- 1 bag Alexia Sweet Potato Waffle Fries
- 1 tablespoon olive oil
- ½ small onion, diced
- 1 red bell pepper, diced
- 2 teaspoons salt, divided
- 2 handfuls baby spinach
- 5 eggs
- 1 cup milk
- ½ teaspoon pepper
- ¼ cup scallions, thinly sliced, plus extra for garnish
- ¼ cup parmesan, plus extra for garnish
Preheat oven to 400ºF/205℃.
Coat a 9-inch pie dish with cooking spray. In the dish, lay out the Alexia Sweet Potato Waffle Fries in a single, even layer to form a crust, including a wall of waffle fries going up the sides of the dish.

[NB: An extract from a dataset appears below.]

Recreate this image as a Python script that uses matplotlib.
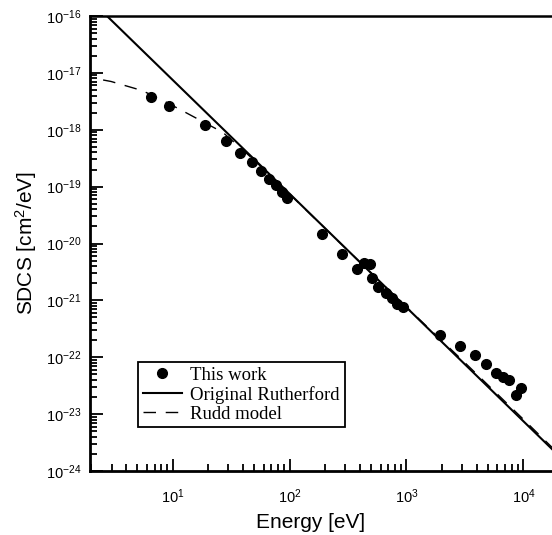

Bake for 20 minutes, until hot and crispy. Remove from oven and lower temperature to 350ºF/175℃.
While crust is baking, prepare filling. Heat olive oil in a saute pan. Add onion and saute for 3 minutes. Add the bell pepper and 1 teaspoon of salt, then saute for 3–4 minutes. Add spinach and saute for 1 minute, until wilted. Remove pan from heat.
In a large bowl, whisk together eggs, milk, 1 teaspoon salt, and pepper. Pour in vegetable mixture, scallions, and parmesan, then stir to combine.
Pour egg filling into crust and bake for 25–30 minutes, until egg is completely cooked.
Let cool for 10 minutes, then garnish with extra parmesan and reserved scallions.